Belo Horizonte, Brazil–(Newsfile Corp. – January 9, 2023) – Atlas Lithium Corporation (NASDAQ:ATLX) (“Atlas Lithium” or the “Company”), a U.S. mineral exploration and mining company with lithium projects and properties in other critical battery metals, today announced the pricing of its underwritten public offering of 675,000 shares of common stock at a public offering price of $6.00 per share, for aggregate gross proceeds of approximately $4.05 million, prior to deducting underwriting discounts, commissions, and other offering expenses. The Company has granted the underwriters a 45-day option to purchase up to an additional 101,250 shares at the public offering price per share, less the underwriting discounts and commissions, to cover over-allotments, if any. The offering is expected to close on or about January 12, 2023, subject to satisfaction of customary closing conditions.
Atlas Lithium has received approval to list its common stock on the Nasdaq Capital Market under the symbol “ATLX” with trading expected to begin on January 10, 2023.
EF Hutton, division of Benchmark Investments, LLC, is acting as sole book-running manager for the offering.
A registration statement on Form S-1, as amended (File No. 333-262399), was filed with the Securities and Exchange Commission (“SEC”) and was declared effective on January 9, 2023. A final prospectus relating to the offering will be filed with the SEC and will be available on the SEC’s website at http://www.sec.gov.
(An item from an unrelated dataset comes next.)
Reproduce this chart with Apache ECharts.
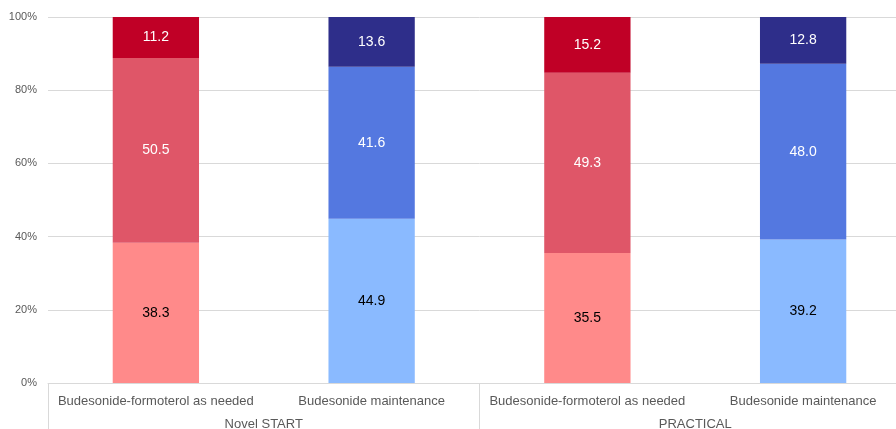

Electronic copies of the final prospectus relating to this offering, when available, may be obtained from EF Hutton, division of Benchmark Investments, LLC, 590 Madison Avenue, 39th Floor, New York, NY 10022, Attention: Syndicate Department, or via email at firstname.lastname@example.org or telephone at (212) 404-7002.
This press release shall not constitute an offer to sell or the solicitation of an offer to buy any of the securities described herein, nor shall there be any sale of these securities in any state or jurisdiction in which such offer, solicitation or sale would be unlawful prior to registration or qualification under the securities laws of any such state or jurisdiction.